The juxtaposition almost sparks hope—like maybe America’s Gordian knot can still be untied. “Yes, of course there are rules,” Molochnikov adds. “And trust me, as it says in our play, Kon learns a lot. I have also learned a lot.” Still, ever the artist who wants to make work that flies freely from his soul, he draws one definitive line in the sand: “There can’t be a policeman in the rehearsal,” he argues. “Whether it’s the government police, the Russian artistic director who is afraid of the Ministry of Culture, or somebody who is constantly making sure every word that’s said in the room doesn’t offend another person.”

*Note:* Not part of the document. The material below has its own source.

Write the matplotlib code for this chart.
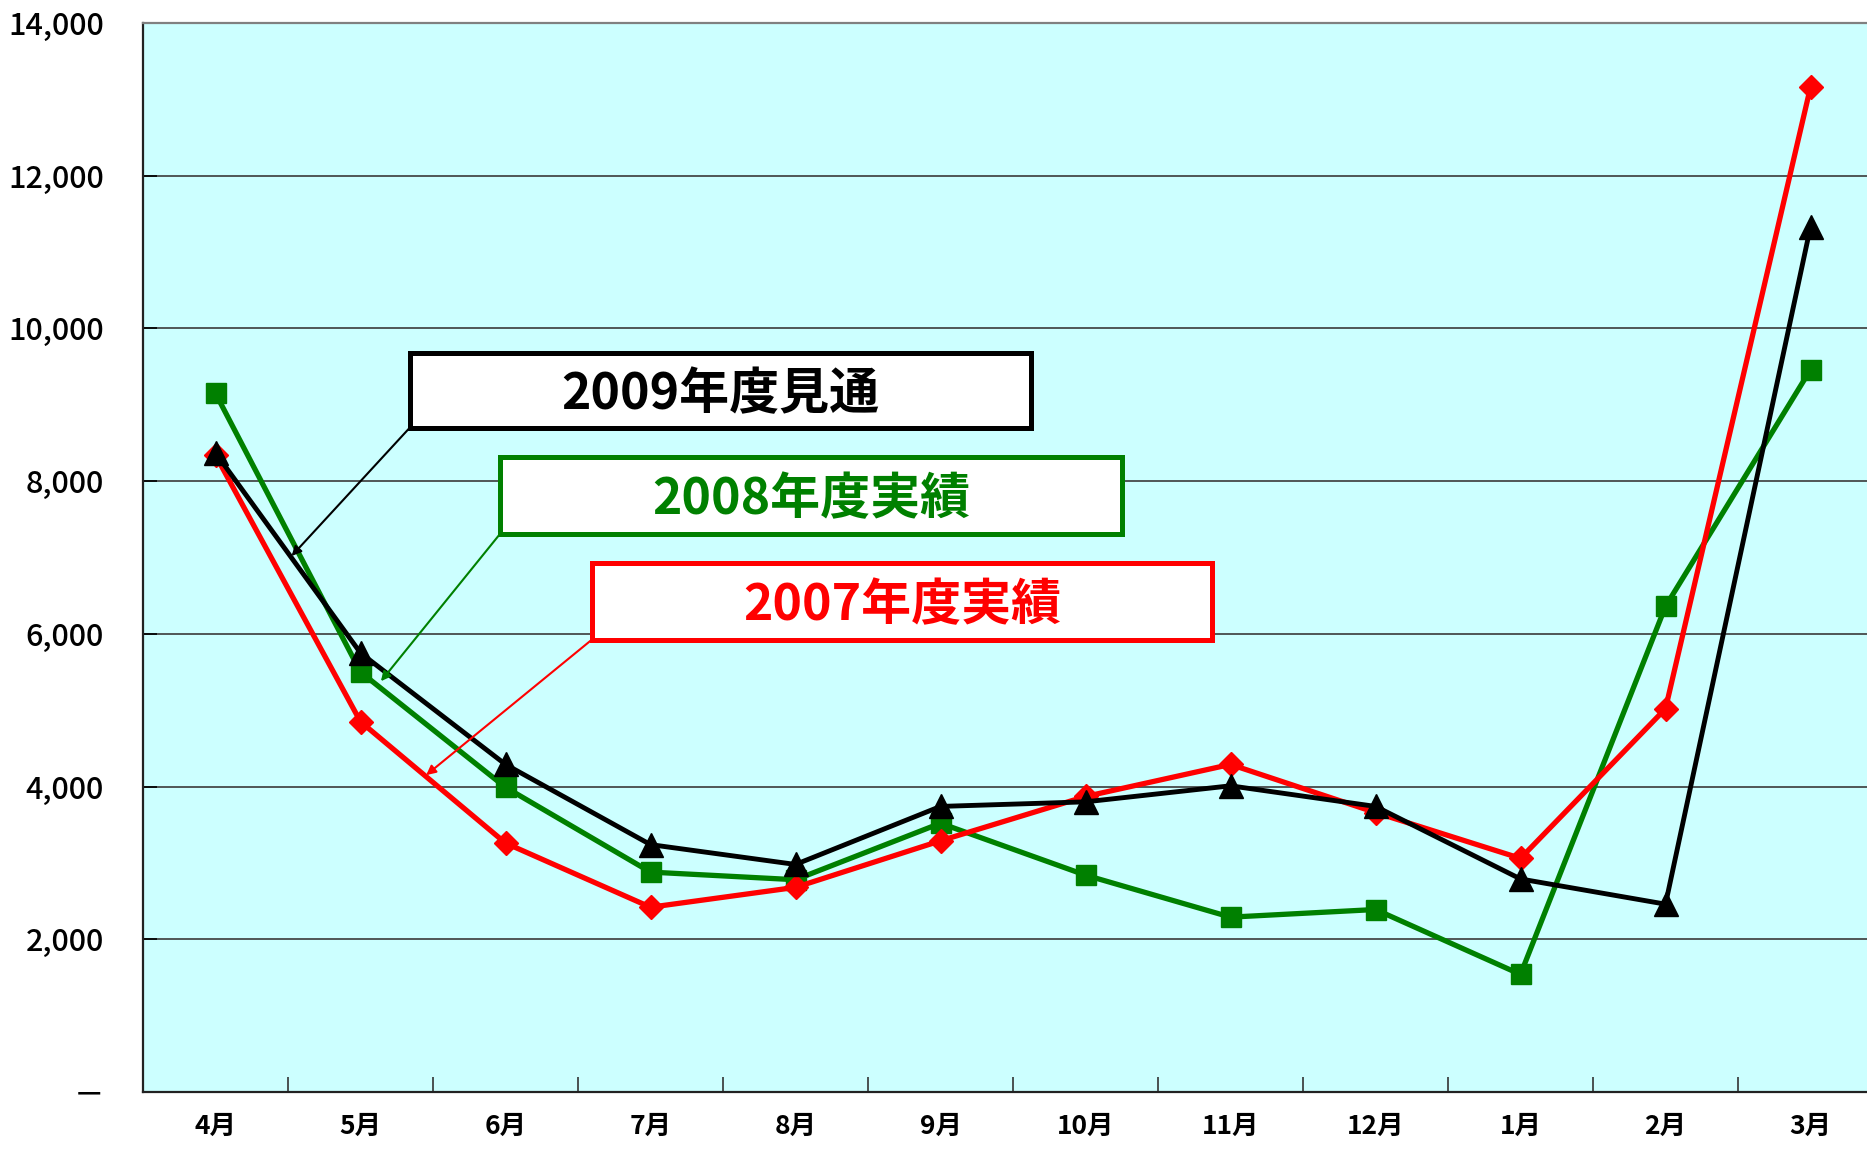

Birney graciously paints a picture of one of these rehearsals whose facsimile is on display at every performance. She talks about working on a scene from Act 2 where she recites one of Nina’s famous monologues. Here, it’s imbued with Kon’s new American vision. “He wanted just an exploration of pure joy and running around,” she says, “so I had to act out all these animals.” Deeper into the monologue, Molochnikov shouted, “Do a runway walk like you’re America’s Next Top Model!” followed by a glut of other random ideas to inspire uninhibited chaos. “It was so fun,” says Birney. “I felt so free.”